In Australia this morning (which, to folks in America, was actually early yesterday afternoon), at the Labor Party's tri-annual national conference, the Party officially added marriage equality to its platform. Whether that will make any difference to marriage equality's Australian prospects is debatable.
Labor is Australia's ruling party, just barely, and is headed by an arch Jodie Foster lookalike named Julia Gillard. Gillard's an ardent secularist, but, like several others in her party, she doesn't much care for same-sex marriage. "Opposite"-sex marriage, Gillard believes, has a "special status" that ought to be recognized by the civil apparatus. Speaking to the AP, conference attendee and Australian union leader named Joe de Bruyn explained why he agrees with her:
"This issue is one we should decide with our heads, not on the basis of emotion," said Joe de Bruyn, national secretary of the Shop, Distributive and Allied Employees Association, one of the country's largest unions. "The definition of marriage as set out in the legislation is that it is the union of one man and one woman, voluntarily entered into for life. It has always been that way since the dawn of humanity."

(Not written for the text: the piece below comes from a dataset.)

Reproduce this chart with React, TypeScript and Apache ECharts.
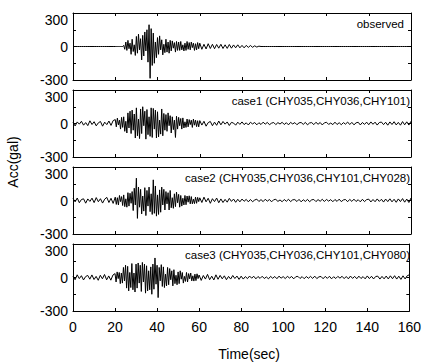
import React, { useEffect, useRef } from "react";
import * as echarts from "echarts";

// Time grids: pre 0..19 s (1 s step), main 20..59.5 s (0.5 s step), post 60..160 s (1 s step)
const PRE_START = 0;
const PRE_STEP = 1;
const MAIN_START = 20;
const MAIN_STEP = 0.5;
const POST_START = 60;
const POST_STEP = 1;

const panelLabels = [
  "observed",
  "case1 (CHY035,CHY036,CHY101)",
  "case2 (CHY035,CHY036,CHY101,CHY028)",
  "case3 (CHY035,CHY036,CHY101,CHY080)",
];

const xTicks = [0, 20, 40, 60, 80, 100, 120, 140, 160];
const yTickLabels = [-300, 0, 300];

// ---- observed ----
const observedPre = [0, 0, 0, 0, 0, 0, 0, 0, 0, 0, 0, 0, 0, 0, 0, 0, 0, 0, 0, 0];
const observedMain = [
  0, 0, 0, 0, 0, 0, 0, 0,
  10, -25, 40, -35,
  55, -20, 30, -70, 65, -45, 15, -80,
  90, -60, 110, -30, 70, -120, 100, -85,
  130, -40, 150, -140, 195, -285, 160, -170,
  120, -150, 40, -100, 80, -70, 95, -30,
  60, -75, 20, -55, 65, -50, 40, -60,
  55, -40, 50, -15, 35, -50, 45, -35,
  40, -35, 45, -30, 15, -40, 30, -35,
  45, -25, 35, -30, 40, -10, 30, -35,
  25, -30, 35, -20,
];
const observedPost = [
  30, -25, 20, -22, 25, -18, 20, -20, 18, -15,
  20, -18, 15, -17, 18, -15, 14, -12, 15, -12,
  10, -12, 10, -8, 9, -7, 6, -5, 3, 0,
  0, 0, 0, 0, 0, 0, 0, 0, 0, 0,
  0, 0, 0, 0, 0, 0, 0, 0, 0, 0,
  0, 0, 0, 0, 0, 0, 0, 0, 0, 0,
  0, 0, 0, 0, 0, 0, 0, 0, 0, 0,
  0, 0, 0, 0, 0, 0, 0, 0, 0, 0,
  0, 0, 0, 0, 0, 0, 0, 0, 0, 0,
  0, 0, 0, 0, 0, 0, 0, 0, 0, 0,
  0,
];

// ---- case1 ----
const case1Pre = [10, -22, 14, -6, 20, -15, 8, -19, 24, -9, 16, -21, 6, 18, -24, 12, -10, 22, -17, 26];
const case1Main = [
  35, -30, 48, -12, 30, -50, 55, -35,
  60, -70, 20, -85, 95, -40, 110, -90,
  120, -60, 85, -130, 140, -110, 40, -135,
  130, -90, 150, -20, 110, -140, 125, -100,
  60, -115, 140, -125, 135, -50, 120, -130,
  105, -120, 30, -95, 130, -110, 90, -60,
  80, -70, 95, -20, 70, -85, 60, -55,
  30, -125, 65, -50, 55, -20, 45, -50,
  50, -40, 15, -35, 40, -30, 35, -10,
  30, -35, 40, -15, 30, -28, 25, -30,
];
const case1Post = [
  26, -14, 20, -24, 8, 18, -20, 12, -16, 22,
  -12, 18, -6, 14, -18, 10, 4, -15, 12, -8,
  14, -10, 6, -13, 11, -4, 9, -12, 7, -9,
  12, -6, 10, -11, 3, 9, -10, 8, -5, 11,
  -9, 7, -12, 10, -4, 8, -11, 6, 9, -8,
  10, -12, 5, 8, -10, 11, -7, 9, -13, 6,
  11, -8, 4, -10, 12, -9, 7, -11, 8, -6,
  13, -9, 10, -12, 6, 11, -13, 9, -8, 12,
  -11, 14, -7, 12, -14, 9, 13, -10, 11, -15,
  14, -9, 16, -13, 10, -15, 17, -12, 15, -14, 20,
];

// ---- case2 ----
const case2Pre = [18, -12, 22, -20, 9, 15, -24, 14, -8, 21, -19, 26, -11, 16, -23, 12, 28, -18, 20, -26];
const case2Main = [
  30, -35, 25, -40, 45, -10, 35, -45,
  50, -55, 15, -60, 70, -50, 65, -25,
  80, -90, 110, -40, 200, -160, 120, -60,
  100, -120, 40, -95, 115, -135, 90, -50,
  120, -100, 60, -125, 185, -115, 130, -140,
  50, -125, 95, -105, 120, -40, 100, -85,
  80, -30, 70, -85, 90, -65, 25, -70,
  60, -55, 75, -20, 55, -60, 45, -50,
  20, -40, 45, -38, 40, -15, 42, -30,
  35, -30, 12, -28, 30, -25, 28, -10,
];
const case2Post = [
  24, -18, 30, -12, 20, -25, 16, -10, 22, -20,
  14, -18, 10, -15, 19, -8, 13, -16, 11, -12,
  13, -7, 10, -12, 9, -11, 4, 12, -9, 8,
  -10, 11, -6, 9, -12, 7, 10, -8, 5, -11,
  9, -7, 11, -10, 6, 8, -9, 10, -12, 7,
  -8, 10, -11, 6, 9, -10, 8, -7, 11, -9,
  10, -6, 8, -11, 9, -8, 12, -10, 5, 9,
  -11, 10, -8, 12, -9, 7, -12, 11, -10, 8,
  12, -13, 9, -11, 14, -8, 11, -14, 13, -10,
  15, -12, 11, -16, 14, -10, 17, -15, 13, -18, 22,
];

// ---- case3 ----
const case3Pre = [12, -20, 24, -10, 16, -22, 8, 19, -15, 23, -18, 10, -25, 20, -12, 27, -21, 14, -24, 22];
const case3Main = [
  35, -40, 50, -10, 45, -55, 40, -50,
  90, -30, 110, -95, 100, -120, 45, -90,
  125, -110, 40, -130, 120, -95, 130, -50,
  110, -125, 135, -40, 120, -140, 105, -120,
  60, -110, 95, -150, 120, -105, 175, -60,
  110, -180, 90, -30, 115, -80, 95, -90,
  30, -75, 90, -65, 80, -20, 60, -75,
  70, -55, 20, -65, 50, -55, 60, -15,
  45, -50, 10, -35, 45, -40, 35, -12,
  40, -30, 15, -32, 30, -28, 33, -10,
];
const case3Post = [
  22, -26, 18, -14, 28, -20, 12, -22, 24, -16,
  19, -12, 15, -20, 10, -14, 18, -9, 13, -17,
  12, -14, 8, -10, 13, -6, 11, -12, 9, -8,
  11, -9, 5, -12, 10, -7, 9, -11, 12, -6,
  8, -10, 11, -5, 9, -12, 7, 10, -9, 8,
  -11, 9, -7, 10, -8, 12, -10, 6, 9, -11,
  10, -8, 11, -12, 7, -9, 10, -6, 11, -10,
  9, -12, 13, -8, 10, -11, 12, -9, 8, -12,
  14, -10, 11, -13, 9, 12, -14, 10, -12, 13,
  -13, 15, -11, 16, -14, 12, -17, 15, -13, 16, 24,
];

const waves = [
  [observedPre, observedMain, observedPost],
  [case1Pre, case1Main, case1Post],
  [case2Pre, case2Main, case2Post],
  [case3Pre, case3Main, case3Post],
];

function toPairs(pre: number[], main: number[], post: number[]) {
  const out: [number, number][] = [];
  pre.forEach((v, i) => out.push([PRE_START + i * PRE_STEP, v]));
  main.forEach((v, i) => out.push([MAIN_START + i * MAIN_STEP, v]));
  post.forEach((v, i) => out.push([POST_START + i * POST_STEP, v]));
  return out;
}

const FONT = "Liberation Sans, Arial, Helvetica, sans-serif";

export default function App() {
  const ref = useRef<HTMLDivElement>(null);
  useEffect(() => {
    if (!ref.current) return;
    const chart = echarts.init(ref.current, undefined, { renderer: "svg" });
    const tops = [13, 90, 167, 244];
    const H = 67;
    const grids = tops.map((t) => ({ left: 73, width: 338, top: t, height: H }));
    const lineStyle = { color: "#000", width: 1 };
    const xAxes: any[] = [];
    const yAxes: any[] = [];
    const series: any[] = [];
    tops.forEach((_, i) => {
      const isLast = i === tops.length - 1;
      xAxes.push({
        gridIndex: i,
        type: "value",
        min: xTicks[0],
        max: xTicks[xTicks.length - 1],
        interval: 20,
        position: "bottom",
        axisLine: { show: true, onZero: false, lineStyle },
        axisTick: { show: true, inside: true, length: 3, lineStyle },
        axisLabel: {
          show: isLast,
          color: "#000",
          fontSize: 14,
          fontFamily: FONT,
          margin: 9,
        },
        splitLine: { show: false },
        name: isLast ? "Time(sec)" : "",
        nameLocation: "middle",
        nameGap: 36,
        nameTextStyle: { color: "#000", fontSize: 14, fontFamily: FONT, padding: [0, 0, 0, 16] },
      });
      xAxes.push({
        gridIndex: i,
        type: "value",
        min: 0,
        max: 160,
        interval: 20,
        position: "top",
        axisLine: { show: true, onZero: false, lineStyle },
        axisTick: { show: true, inside: true, length: 3, lineStyle },
        axisLabel: { show: false },
        splitLine: { show: false },
      });
      yAxes.push({
        gridIndex: i,
        type: "value",
        min: -300,
        max: 300,
        interval: 150,
        position: "left",
        axisLine: { show: true, onZero: false, lineStyle },
        axisTick: { show: true, inside: true, length: 3, lineStyle },
        axisLabel: {
          color: "#000",
          fontSize: 14,
          fontFamily: FONT,
          margin: 5,
          verticalAlignMaxLabel: "top",
          formatter: (v: number) => (yTickLabels.includes(v) ? String(v) : ""),
        },
        splitLine: { show: false },
      });
      yAxes.push({
        gridIndex: i,
        type: "value",
        min: -300,
        max: 300,
        interval: 150,
        position: "right",
        axisLine: { show: true, onZero: false, lineStyle },
        axisTick: { show: true, inside: true, length: 3, lineStyle },
        axisLabel: { show: false },
        splitLine: { show: false },
      });
      const [pre, main, post] = waves[i];
      series.push({
        type: "line",
        xAxisIndex: i * 2,
        yAxisIndex: i * 2,
        data: toPairs(pre, main, post),
        showSymbol: false,
        symbol: "none",
        lineStyle: { color: "#000", width: 1 },
        silent: true,
      });
    });

    const labelGraphics = panelLabels.map((txt, i) => ({
      type: "text",
      x: i === 0 ? 404 : 410,
      y: tops[i] + 11,
      style: {
        text: txt,
        fontSize: 11.5,
        fontFamily: FONT,
        fill: "#000",
        align: "right",
        verticalAlign: "middle",
      },
    }));

    chart.setOption({
      animation: false,
      backgroundColor: "#fff",
      grid: grids,
      xAxis: xAxes,
      yAxis: yAxes,
      series,
      graphic: [
        ...labelGraphics,
        {
          type: "text",
          x: 13,
          y: 162,
          rotation: Math.PI / 2,
          style: {
            text: "Acc(gal)",
            fontSize: 14,
            fontFamily: FONT,
            fill: "#000",
            align: "center",
            verticalAlign: "middle",
          },
        },
      ],
    });
    return () => chart.dispose();
  }, []);
  return (
    <div
      ref={ref}
      style={{ position: "absolute", left: 0, top: 0, width: 424, height: 364, background: "#fff" }}
    />
  );
}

De Bruyn ought to brush up on his history, but no matter: Sentiments like his caused Julia Gillard to propose an amendment to make matters of marriage equality subject to a "conscience vote" — which is to say, Labor legislators shall be free to vote on issues of marriage equality according to their consciences, and shall not be forced to toe the pro-equality party line. Gillard's amendment passed, as did the platform change, the former rendering the latter all but toothless.